Your task: Retype only what runs from the first line of the records to the line with "width=0.76, ax=ax, legend=True)", inclusive, and no pictures.

Start of Dataset records

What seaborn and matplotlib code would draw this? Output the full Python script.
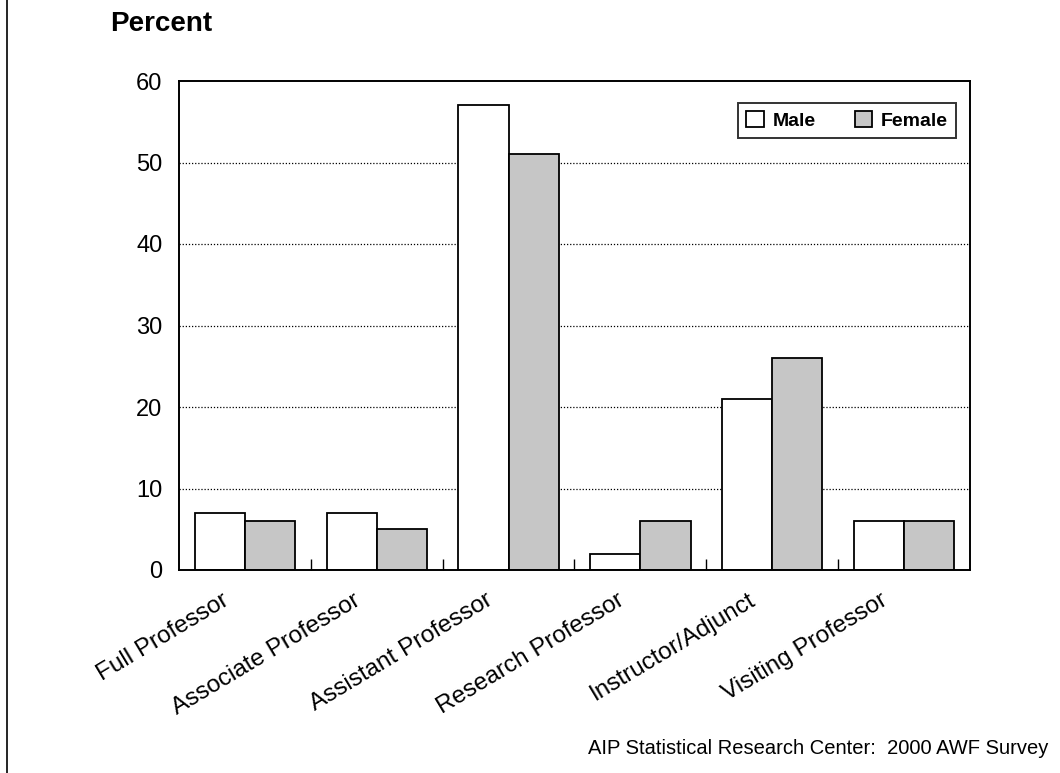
import matplotlib
matplotlib.use("Agg")
import matplotlib.pyplot as plt
import matplotlib.transforms as mtransforms
import seaborn as sns
import pandas as pd

categories = ["Full Professor", "Associate Professor", "Assistant Professor",
              "Research Professor", "Instructor/Adjunct", "Visiting Professor"]
male = [7, 7, 57, 2, 21, 6]
female = [6, 5, 51, 6, 26, 6]
yticks = [0, 10, 20, 30, 40, 50, 60]

df = pd.DataFrame({
    "cat": categories * 2,
    "val": male + female,
    "sex": ["Male"] * len(categories) + ["Female"] * len(categories),
})

sns.set_style("white")
plt.rcParams["font.family"] = ["Liberation Sans", "DejaVu Sans"]
plt.rcParams["text.color"] = "black"
plt.rcParams["xtick.color"] = "black"
plt.rcParams["ytick.color"] = "black"

fig = plt.figure(figsize=(10.6, 7.73), dpi=100)
ax = fig.add_axes([179 / 1060, 1 - 570 / 773, 791 / 1060, 489 / 773])

sns.barplot(data=df, x="cat", y="val", hue="sex", order=categories,
            hue_order=["Male", "Female"], palette={"Male": "white", "Female": "#c6c6c6"},
            edgecolor="black", linewidth=1.3, width=0.76, ax=ax, legend=True)

ax.set_ylim(0, 60)
ax.set_xlim(-0.5, len(categories) - 0.5)
ax.set_yticks(yticks)
ax.set_yticklabels([str(t) for t in yticks], fontsize=17)
for t in yticks[1:-1]:
    ax.axhline(t, color="black", linestyle=(0, (1, 1.5)), linewidth=0.9, zorder=0)
ax.set_xticks(range(len(categories)))
ax.set_xticklabels(categories, rotation=31, ha="right", va="top",
                   rotation_mode="anchor", fontsize=17.5)
ax.tick_params(axis="x", length=0, pad=14)
ax.tick_params(axis="y", length=0, pad=12)
offset = mtransforms.ScaledTranslation(-24 / 100, 0, fig.dpi_scale_trans)
for lbl in ax.get_xticklabels():
    lbl.set_transform(lbl.get_transform() + offset)
# minor ticks between groups
ax.set_xticks([i + 0.5 for i in range(len(categories) - 1)], minor=True)
ax.tick_params(axis="x", which="minor", length=8, direction="in", bottom=True, width=1)
ax.set_xlabel("")
ax.set_ylabel("")
for s in ax.spines.values():
    s.set_visible(True)
    s.set_color("black")
    s.set_linewidth(1.4)

leg = ax.legend(loc="upper right", bbox_to_anchor=(986 / 1060 * 0 + (956 - 179) / 791, 1 - (103 - 81) / 489),
                borderaxespad=0, ncol=2, frameon=True,
                fancybox=False, edgecolor="black", handlelength=0.9, handleheight=0.9,
                columnspacing=2.0, handletextpad=0.45, borderpad=0.42,
                prop={"weight": "bold", "size": 14})
leg.get_frame().set_linewidth(1.4)

fig.text(110 / 1060, 1 - 24 / 773, "Percent", fontsize=20, fontweight="bold", va="center", ha="left")
fig.text(1048 / 1060, 1 - 748 / 773, "AIP Statistical Research Center:  2000 AWF Survey",
         fontsize=14.5, ha="right", va="center")
fig.add_artist(plt.Line2D([7 / 1060, 7 / 1060], [0, 1], color="black", linewidth=1.2))

fig.savefig("out.png", dpi=100)
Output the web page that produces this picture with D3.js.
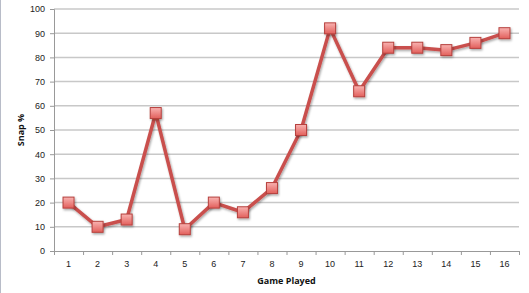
<!DOCTYPE html>
<html lang="en">
  <head>
    <meta charset="utf-8" />
    <title>snaps</title>
    <script src="https://d3js.org/d3.v7.min.js"></script>
    <style>
      body { margin: 0; padding: 0; background: #fff; }
      svg { display: block; font-family: "Open Sans", "Liberation Sans", sans-serif; }
      .tick text { font-size: 9px; fill: #222; }
      .axisTitle { font-size: 9px; font-weight: bold; fill: #111; }
    </style>
  </head>
  <body>
    <svg id="chart" width="529" height="293"></svg>
    <script>
      // data
      var games = ["1","2","3","4","5","6","7","8","9","10","11","12","13","14","15","16"];
      var snapPct = [20, 10, 13, 57, 9, 20, 16, 26, 50, 92, 66, 84, 84, 83, 86, 90];
      var yTicks = [0, 10, 20, 30, 40, 50, 60, 70, 80, 90, 100];

      var svg = d3.select("#chart");
      var margin = {top: 9, right: 10, bottom: 42, left: 54};
      var width = 529 - margin.left - margin.right;
      var height = 293 - margin.top - margin.bottom;

      // left frame edge
      svg.append("line")
        .attr("x1", 0.5).attr("x2", 0.5)
        .attr("y1", 0).attr("y2", 293)
        .attr("stroke", "#b8bcc8").attr("stroke-width", 1);

      var defs = svg.append("defs");
      var grad = defs.append("linearGradient")
        .attr("id", "mk").attr("x1", 0).attr("y1", 0).attr("x2", 0).attr("y2", 1);
      grad.append("stop").attr("offset", "0%").attr("stop-color", "#f9b3b1");
      grad.append("stop").attr("offset", "100%").attr("stop-color", "#e25f5b");
      var shadow = defs.append("filter").attr("id", "sh")
        .attr("x", "-50%").attr("y", "-50%").attr("width", "200%").attr("height", "200%");
      shadow.append("feDropShadow").attr("dx", 1).attr("dy", 1.5)
        .attr("stdDeviation", 1).attr("flood-color", "#000").attr("flood-opacity", 0.35);

      var g = svg.append("g")
        .attr("transform", "translate(" + margin.left + "," + margin.top + ")");

      var x = d3.scaleBand().domain(games).range([0, width]);
      var y = d3.scaleLinear().domain([0, 100]).range([height, 0]);

      // gridlines
      g.append("g")
        .selectAll("line")
        .data(yTicks.slice(1))
        .enter().append("line")
        .attr("x1", 0).attr("x2", width)
        .attr("y1", function(d){ return y(d); })
        .attr("y2", function(d){ return y(d); })
        .attr("stroke", "#c8c8c8")
        .attr("stroke-width", 1.5);

      // y axis
      var yAxis = g.append("g")
        .call(d3.axisLeft(y).tickValues(yTicks).tickSize(4).tickPadding(5));
      yAxis.select(".domain").attr("stroke", "#999");
      yAxis.selectAll(".tick line").attr("stroke", "#999");

      // x axis with ticks at band boundaries
      var xAxis = g.append("g")
        .attr("transform", "translate(0," + height + ")")
        .call(d3.axisBottom(x).tickSize(0).tickPadding(10));
      xAxis.select(".domain").attr("stroke", "#999");
      xAxis.selectAll(".bnd")
        .data(d3.range(games.length + 1))
        .enter().append("line")
        .attr("class", "bnd")
        .attr("x1", function(i){ return i * x.bandwidth() + 0.5; })
        .attr("x2", function(i){ return i * x.bandwidth() + 0.5; })
        .attr("y1", 0).attr("y2", 4)
        .attr("stroke", "#999");

      // line
      var line = d3.line()
        .x(function(d, i){ return x(games[i]) + x.bandwidth() / 2; })
        .y(function(d){ return y(d); });

      g.append("path")
        .datum(snapPct)
        .attr("fill", "none")
        .attr("stroke", "#c9504d")
        .attr("stroke-width", 3.5)
        .attr("stroke-linejoin", "round")
        .attr("filter", "url(#sh)")
        .attr("d", line);

      // markers
      var ms = 11;
      g.selectAll(".marker")
        .data(snapPct)
        .enter().append("rect")
        .attr("class", "marker")
        .attr("x", function(d, i){ return x(games[i]) + x.bandwidth() / 2 - ms / 2; })
        .attr("y", function(d){ return y(d) - ms / 2; })
        .attr("width", ms).attr("height", ms)
        .attr("fill", "url(#mk)")
        .attr("stroke", "#b6403d")
        .attr("stroke-width", 1)
        .attr("filter", "url(#sh)");

      // axis titles
      svg.append("text")
        .attr("class", "axisTitle")
        .attr("x", margin.left + width / 2)
        .attr("y", 284)
        .attr("text-anchor", "middle")
        .text("Game Played");

      svg.append("text")
        .attr("class", "axisTitle")
        .attr("transform", "translate(24," + (margin.top + height / 2) + ") rotate(-90)")
        .attr("text-anchor", "middle")
        .text("Snap %");
    </script>
  </body>
</html>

End of Dataset records

Solution to this exercise:
What seaborn and matplotlib code would draw this? Output the full Python script.
import matplotlib
matplotlib.use("Agg")
import matplotlib.pyplot as plt
import matplotlib.transforms as mtransforms
import seaborn as sns
import pandas as pd

categories = ["Full Professor", "Associate Professor", "Assistant Professor",
              "Research Professor", "Instructor/Adjunct", "Visiting Professor"]
male = [7, 7, 57, 2, 21, 6]
female = [6, 5, 51, 6, 26, 6]
yticks = [0, 10, 20, 30, 40, 50, 60]

df = pd.DataFrame({
    "cat": categories * 2,
    "val": male + female,
    "sex": ["Male"] * len(categories) + ["Female"] * len(categories),
})

sns.set_style("white")
plt.rcParams["font.family"] = ["Liberation Sans", "DejaVu Sans"]
plt.rcParams["text.color"] = "black"
plt.rcParams["xtick.color"] = "black"
plt.rcParams["ytick.color"] = "black"

fig = plt.figure(figsize=(10.6, 7.73), dpi=100)
ax = fig.add_axes([179 / 1060, 1 - 570 / 773, 791 / 1060, 489 / 773])

sns.barplot(data=df, x="cat", y="val", hue="sex", order=categories,
            hue_order=["Male", "Female"], palette={"Male": "white", "Female": "#c6c6c6"},
            edgecolor="black", linewidth=1.3, width=0.76, ax=ax, legend=True)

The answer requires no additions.